Aim: Transcribe every line exactly. Leave the pictures behind.

☆ ☆ ☆ ☆

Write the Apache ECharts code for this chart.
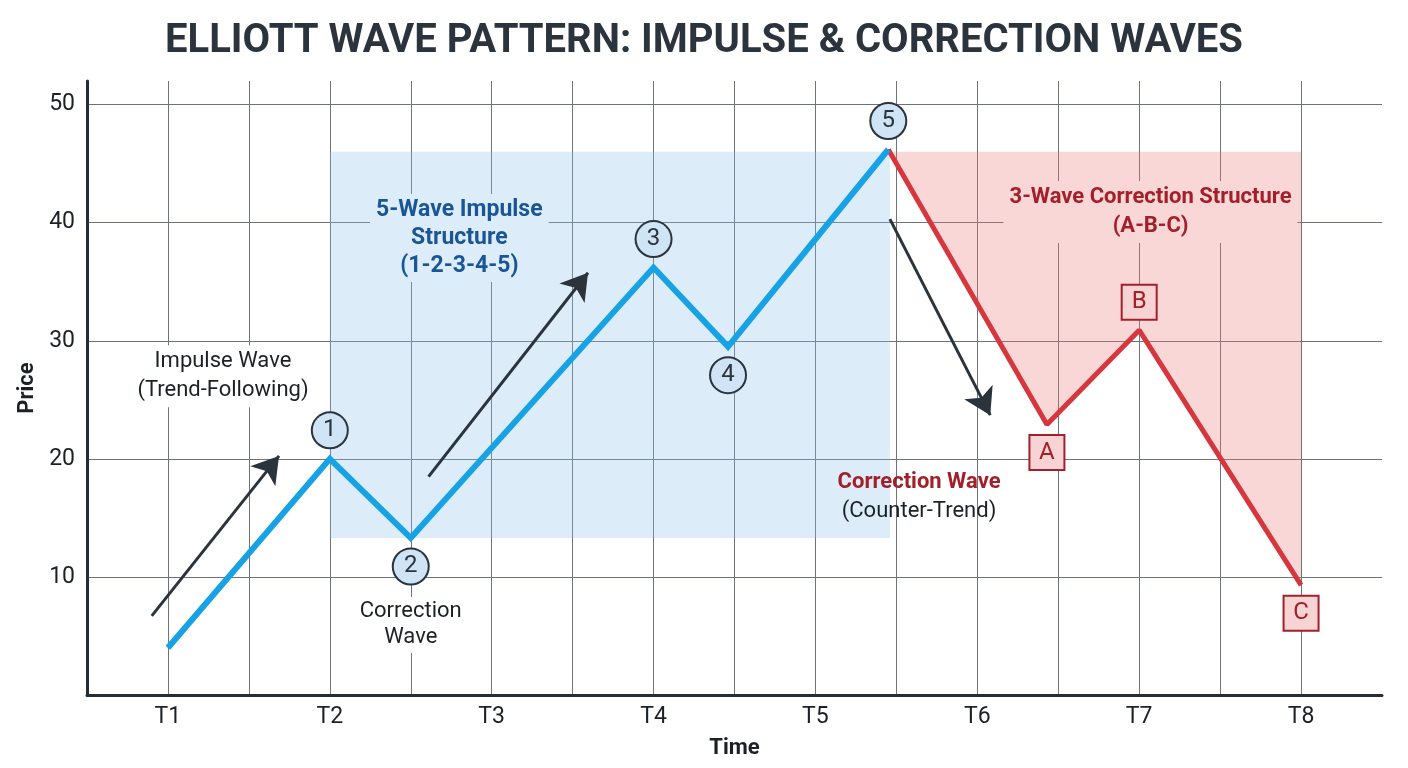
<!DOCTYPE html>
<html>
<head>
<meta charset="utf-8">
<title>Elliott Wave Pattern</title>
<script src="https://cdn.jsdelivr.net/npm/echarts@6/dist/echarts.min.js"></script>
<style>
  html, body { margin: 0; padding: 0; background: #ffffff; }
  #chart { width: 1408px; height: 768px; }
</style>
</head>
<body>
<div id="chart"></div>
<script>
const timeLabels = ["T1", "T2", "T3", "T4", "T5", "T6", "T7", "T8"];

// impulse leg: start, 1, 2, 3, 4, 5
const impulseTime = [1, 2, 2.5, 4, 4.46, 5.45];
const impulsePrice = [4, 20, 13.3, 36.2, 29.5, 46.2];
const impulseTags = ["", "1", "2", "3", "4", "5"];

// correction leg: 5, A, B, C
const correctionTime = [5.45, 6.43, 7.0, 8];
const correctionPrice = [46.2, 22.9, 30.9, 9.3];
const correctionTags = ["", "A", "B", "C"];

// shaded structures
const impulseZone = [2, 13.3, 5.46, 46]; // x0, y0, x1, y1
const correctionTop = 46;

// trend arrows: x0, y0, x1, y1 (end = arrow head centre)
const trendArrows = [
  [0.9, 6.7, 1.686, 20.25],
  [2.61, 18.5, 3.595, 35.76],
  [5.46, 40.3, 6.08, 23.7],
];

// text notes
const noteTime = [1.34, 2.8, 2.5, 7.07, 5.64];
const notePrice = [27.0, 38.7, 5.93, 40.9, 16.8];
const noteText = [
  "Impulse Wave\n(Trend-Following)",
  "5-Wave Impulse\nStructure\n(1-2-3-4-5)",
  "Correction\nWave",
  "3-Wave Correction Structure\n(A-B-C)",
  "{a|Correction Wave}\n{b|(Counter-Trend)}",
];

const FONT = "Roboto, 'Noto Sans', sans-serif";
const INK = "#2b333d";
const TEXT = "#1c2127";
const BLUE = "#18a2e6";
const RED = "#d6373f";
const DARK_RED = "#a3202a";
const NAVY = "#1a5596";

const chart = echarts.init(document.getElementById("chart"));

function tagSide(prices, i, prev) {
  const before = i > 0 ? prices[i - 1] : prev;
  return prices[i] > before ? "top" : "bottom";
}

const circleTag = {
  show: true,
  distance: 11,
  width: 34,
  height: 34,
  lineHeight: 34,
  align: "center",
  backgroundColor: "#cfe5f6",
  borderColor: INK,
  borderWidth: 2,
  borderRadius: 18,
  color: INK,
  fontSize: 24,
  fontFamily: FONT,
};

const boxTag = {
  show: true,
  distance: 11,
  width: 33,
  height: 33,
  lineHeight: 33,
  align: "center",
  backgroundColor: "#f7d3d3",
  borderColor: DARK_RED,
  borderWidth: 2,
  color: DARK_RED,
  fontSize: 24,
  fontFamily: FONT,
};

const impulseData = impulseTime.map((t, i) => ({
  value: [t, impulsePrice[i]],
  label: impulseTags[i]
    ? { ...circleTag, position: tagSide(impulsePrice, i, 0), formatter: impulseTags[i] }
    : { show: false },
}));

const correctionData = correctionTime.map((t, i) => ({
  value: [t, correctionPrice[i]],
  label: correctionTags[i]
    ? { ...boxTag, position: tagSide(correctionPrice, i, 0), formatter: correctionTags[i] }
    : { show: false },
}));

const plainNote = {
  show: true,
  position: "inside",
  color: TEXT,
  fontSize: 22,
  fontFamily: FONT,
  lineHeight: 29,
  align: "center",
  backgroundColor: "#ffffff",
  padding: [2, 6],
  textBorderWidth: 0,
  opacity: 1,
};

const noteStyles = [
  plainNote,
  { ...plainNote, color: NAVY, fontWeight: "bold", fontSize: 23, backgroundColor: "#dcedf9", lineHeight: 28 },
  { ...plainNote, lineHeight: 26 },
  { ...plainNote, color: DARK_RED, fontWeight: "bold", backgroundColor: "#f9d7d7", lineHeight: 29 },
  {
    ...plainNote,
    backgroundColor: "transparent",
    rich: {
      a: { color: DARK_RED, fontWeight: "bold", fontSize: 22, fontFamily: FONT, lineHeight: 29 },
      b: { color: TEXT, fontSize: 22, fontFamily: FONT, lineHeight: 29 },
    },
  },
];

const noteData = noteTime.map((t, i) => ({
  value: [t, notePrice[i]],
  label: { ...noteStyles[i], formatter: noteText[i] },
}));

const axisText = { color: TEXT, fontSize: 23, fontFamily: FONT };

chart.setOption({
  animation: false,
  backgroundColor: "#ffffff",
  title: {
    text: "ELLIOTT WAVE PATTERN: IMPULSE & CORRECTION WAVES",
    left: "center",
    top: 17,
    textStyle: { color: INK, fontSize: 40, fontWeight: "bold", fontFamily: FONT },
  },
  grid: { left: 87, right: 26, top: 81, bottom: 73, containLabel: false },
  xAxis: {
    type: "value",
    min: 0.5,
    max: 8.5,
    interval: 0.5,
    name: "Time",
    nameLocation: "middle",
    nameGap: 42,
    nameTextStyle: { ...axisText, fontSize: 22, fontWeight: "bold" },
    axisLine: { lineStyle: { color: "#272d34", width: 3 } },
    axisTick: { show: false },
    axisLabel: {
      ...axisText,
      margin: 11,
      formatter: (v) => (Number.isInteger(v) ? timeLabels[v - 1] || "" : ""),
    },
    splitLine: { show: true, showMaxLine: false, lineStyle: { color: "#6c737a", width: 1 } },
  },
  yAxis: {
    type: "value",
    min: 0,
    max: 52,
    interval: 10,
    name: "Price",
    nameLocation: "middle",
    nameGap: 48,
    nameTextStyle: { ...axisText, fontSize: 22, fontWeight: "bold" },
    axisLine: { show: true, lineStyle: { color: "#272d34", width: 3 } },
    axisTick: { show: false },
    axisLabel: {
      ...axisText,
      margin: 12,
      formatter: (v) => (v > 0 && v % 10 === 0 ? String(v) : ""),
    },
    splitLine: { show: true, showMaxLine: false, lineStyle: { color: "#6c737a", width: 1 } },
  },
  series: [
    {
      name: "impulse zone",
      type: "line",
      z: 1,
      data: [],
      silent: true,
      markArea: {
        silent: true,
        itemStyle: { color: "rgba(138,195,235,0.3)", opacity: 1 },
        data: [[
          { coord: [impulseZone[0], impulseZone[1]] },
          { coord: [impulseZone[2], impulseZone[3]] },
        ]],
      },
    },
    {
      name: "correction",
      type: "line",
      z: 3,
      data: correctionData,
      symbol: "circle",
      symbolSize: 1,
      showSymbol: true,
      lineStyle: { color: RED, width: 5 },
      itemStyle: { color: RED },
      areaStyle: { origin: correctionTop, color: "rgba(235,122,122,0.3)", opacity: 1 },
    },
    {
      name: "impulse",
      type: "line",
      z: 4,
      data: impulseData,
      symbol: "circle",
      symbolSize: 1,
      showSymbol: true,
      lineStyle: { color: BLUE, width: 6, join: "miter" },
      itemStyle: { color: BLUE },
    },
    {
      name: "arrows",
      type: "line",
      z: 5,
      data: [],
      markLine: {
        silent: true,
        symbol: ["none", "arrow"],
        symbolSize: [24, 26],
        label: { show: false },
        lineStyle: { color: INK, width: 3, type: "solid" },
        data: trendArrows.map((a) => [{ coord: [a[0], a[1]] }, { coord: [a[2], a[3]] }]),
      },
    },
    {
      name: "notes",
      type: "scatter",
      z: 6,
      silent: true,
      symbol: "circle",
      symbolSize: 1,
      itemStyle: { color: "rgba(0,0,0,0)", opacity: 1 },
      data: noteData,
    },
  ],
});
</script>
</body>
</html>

☆ ☆ ☆ ☆

Answer in full:
Write the Apache ECharts code for this chart.
<!DOCTYPE html>
<html>
<head>
<meta charset="utf-8">
<title>Elliott Wave Pattern</title>
<script src="https://cdn.jsdelivr.net/npm/echarts@6/dist/echarts.min.js"></script>
<style>
  html, body { margin: 0; padding: 0; background: #ffffff; }
  #chart { width: 1408px; height: 768px; }
</style>
</head>
<body>
<div id="chart"></div>
<script>
const timeLabels = ["T1", "T2", "T3", "T4", "T5", "T6", "T7", "T8"];

// impulse leg: start, 1, 2, 3, 4, 5
const impulseTime = [1, 2, 2.5, 4, 4.46, 5.45];
const impulsePrice = [4, 20, 13.3, 36.2, 29.5, 46.2];
const impulseTags = ["", "1", "2", "3", "4", "5"];

// correction leg: 5, A, B, C
const correctionTime = [5.45, 6.43, 7.0, 8];
const correctionPrice = [46.2, 22.9, 30.9, 9.3];
const correctionTags = ["", "A", "B", "C"];

// shaded structures
const impulseZone = [2, 13.3, 5.46, 46]; // x0, y0, x1, y1
const correctionTop = 46;

// trend arrows: x0, y0, x1, y1 (end = arrow head centre)
const trendArrows = [
  [0.9, 6.7, 1.686, 20.25],
  [2.61, 18.5, 3.595, 35.76],
  [5.46, 40.3, 6.08, 23.7],
];

// text notes
const noteTime = [1.34, 2.8, 2.5, 7.07, 5.64];
const notePrice = [27.0, 38.7, 5.93, 40.9, 16.8];
const noteText = [
  "Impulse Wave\n(Trend-Following)",
  "5-Wave Impulse\nStructure\n(1-2-3-4-5)",
  "Correction\nWave",
  "3-Wave Correction Structure\n(A-B-C)",
  "{a|Correction Wave}\n{b|(Counter-Trend)}",
];

const FONT = "Roboto, 'Noto Sans', sans-serif";
const INK = "#2b333d";
const TEXT = "#1c2127";
const BLUE = "#18a2e6";
const RED = "#d6373f";
const DARK_RED = "#a3202a";
const NAVY = "#1a5596";

const chart = echarts.init(document.getElementById("chart"));

function tagSide(prices, i, prev) {
  const before = i > 0 ? prices[i - 1] : prev;
  return prices[i] > before ? "top" : "bottom";
}

const circleTag = {
  show: true,
  distance: 11,
  width: 34,
  height: 34,
  lineHeight: 34,
  align: "center",
  backgroundColor: "#cfe5f6",
  borderColor: INK,
  borderWidth: 2,
  borderRadius: 18,
  color: INK,
  fontSize: 24,
  fontFamily: FONT,
};

const boxTag = {
  show: true,
  distance: 11,
  width: 33,
  height: 33,
  lineHeight: 33,
  align: "center",
  backgroundColor: "#f7d3d3",
  borderColor: DARK_RED,
  borderWidth: 2,
  color: DARK_RED,
  fontSize: 24,
  fontFamily: FONT,
};

const impulseData = impulseTime.map((t, i) => ({
  value: [t, impulsePrice[i]],
  label: impulseTags[i]
    ? { ...circleTag, position: tagSide(impulsePrice, i, 0), formatter: impulseTags[i] }
    : { show: false },
}));

const correctionData = correctionTime.map((t, i) => ({
  value: [t, correctionPrice[i]],
  label: correctionTags[i]
    ? { ...boxTag, position: tagSide(correctionPrice, i, 0), formatter: correctionTags[i] }
    : { show: false },
}));

const plainNote = {
  show: true,
  position: "inside",
  color: TEXT,
  fontSize: 22,
  fontFamily: FONT,
  lineHeight: 29,
  align: "center",
  backgroundColor: "#ffffff",
  padding: [2, 6],
  textBorderWidth: 0,
  opacity: 1,
};

const noteStyles = [
  plainNote,
  { ...plainNote, color: NAVY, fontWeight: "bold", fontSize: 23, backgroundColor: "#dcedf9", lineHeight: 28 },
  { ...plainNote, lineHeight: 26 },
  { ...plainNote, color: DARK_RED, fontWeight: "bold", backgroundColor: "#f9d7d7", lineHeight: 29 },
  {
    ...plainNote,
    backgroundColor: "transparent",
    rich: {
      a: { color: DARK_RED, fontWeight: "bold", fontSize: 22, fontFamily: FONT, lineHeight: 29 },
      b: { color: TEXT, fontSize: 22, fontFamily: FONT, lineHeight: 29 },
    },
  },
];

const noteData = noteTime.map((t, i) => ({
  value: [t, notePrice[i]],
  label: { ...noteStyles[i], formatter: noteText[i] },
}));

const axisText = { color: TEXT, fontSize: 23, fontFamily: FONT };

chart.setOption({
  animation: false,
  backgroundColor: "#ffffff",
  title: {
    text: "ELLIOTT WAVE PATTERN: IMPULSE & CORRECTION WAVES",
    left: "center",
    top: 17,
    textStyle: { color: INK, fontSize: 40, fontWeight: "bold", fontFamily: FONT },
  },
  grid: { left: 87, right: 26, top: 81, bottom: 73, containLabel: false },
  xAxis: {
    type: "value",
    min: 0.5,
    max: 8.5,
    interval: 0.5,
    name: "Time",
    nameLocation: "middle",
    nameGap: 42,
    nameTextStyle: { ...axisText, fontSize: 22, fontWeight: "bold" },
    axisLine: { lineStyle: { color: "#272d34", width: 3 } },
    axisTick: { show: false },
    axisLabel: {
      ...axisText,
      margin: 11,
      formatter: (v) => (Number.isInteger(v) ? timeLabels[v - 1] || "" : ""),
    },
    splitLine: { show: true, showMaxLine: false, lineStyle: { color: "#6c737a", width: 1 } },
  },
  yAxis: {
    type: "value",
    min: 0,
    max: 52,
    interval: 10,
    name: "Price",
    nameLocation: "middle",
    nameGap: 48,
    nameTextStyle: { ...axisText, fontSize: 22, fontWeight: "bold" },
    axisLine: { show: true, lineStyle: { color: "#272d34", width: 3 } },
    axisTick: { show: false },
    axisLabel: {
      ...axisText,
      margin: 12,
      formatter: (v) => (v > 0 && v % 10 === 0 ? String(v) : ""),
    },
    splitLine: { show: true, showMaxLine: false, lineStyle: { color: "#6c737a", width: 1 } },
  },
  series: [
    {
      name: "impulse zone",
      type: "line",
      z: 1,
      data: [],
      silent: true,
      markArea: {
        silent: true,
        itemStyle: { color: "rgba(138,195,235,0.3)", opacity: 1 },
        data: [[
          { coord: [impulseZone[0], impulseZone[1]] },
          { coord: [impulseZone[2], impulseZone[3]] },
        ]],
      },
    },
    {
      name: "correction",
      type: "line",
      z: 3,
      data: correctionData,
      symbol: "circle",
      symbolSize: 1,
      showSymbol: true,
      lineStyle: { color: RED, width: 5 },
      itemStyle: { color: RED },
      areaStyle: { origin: correctionTop, color: "rgba(235,122,122,0.3)", opacity: 1 },
    },
    {
      name: "impulse",
      type: "line",
      z: 4,
      data: impulseData,
      symbol: "circle",
      symbolSize: 1,
      showSymbol: true,
      lineStyle: { color: BLUE, width: 6, join: "miter" },
      itemStyle: { color: BLUE },
    },
    {
      name: "arrows",
      type: "line",
      z: 5,
      data: [],
      markLine: {
        silent: true,
        symbol: ["none", "arrow"],
        symbolSize: [24, 26],
        label: { show: false },
        lineStyle: { color: INK, width: 3, type: "solid" },
        data: trendArrows.map((a) => [{ coord: [a[0], a[1]] }, { coord: [a[2], a[3]] }]),
      },
    },
    {
      name: "notes",
      type: "scatter",
      z: 6,
      silent: true,
      symbol: "circle",
      symbolSize: 1,
      itemStyle: { color: "rgba(0,0,0,0)", opacity: 1 },
      data: noteData,
    },
  ],
});
</script>
</body>
</html>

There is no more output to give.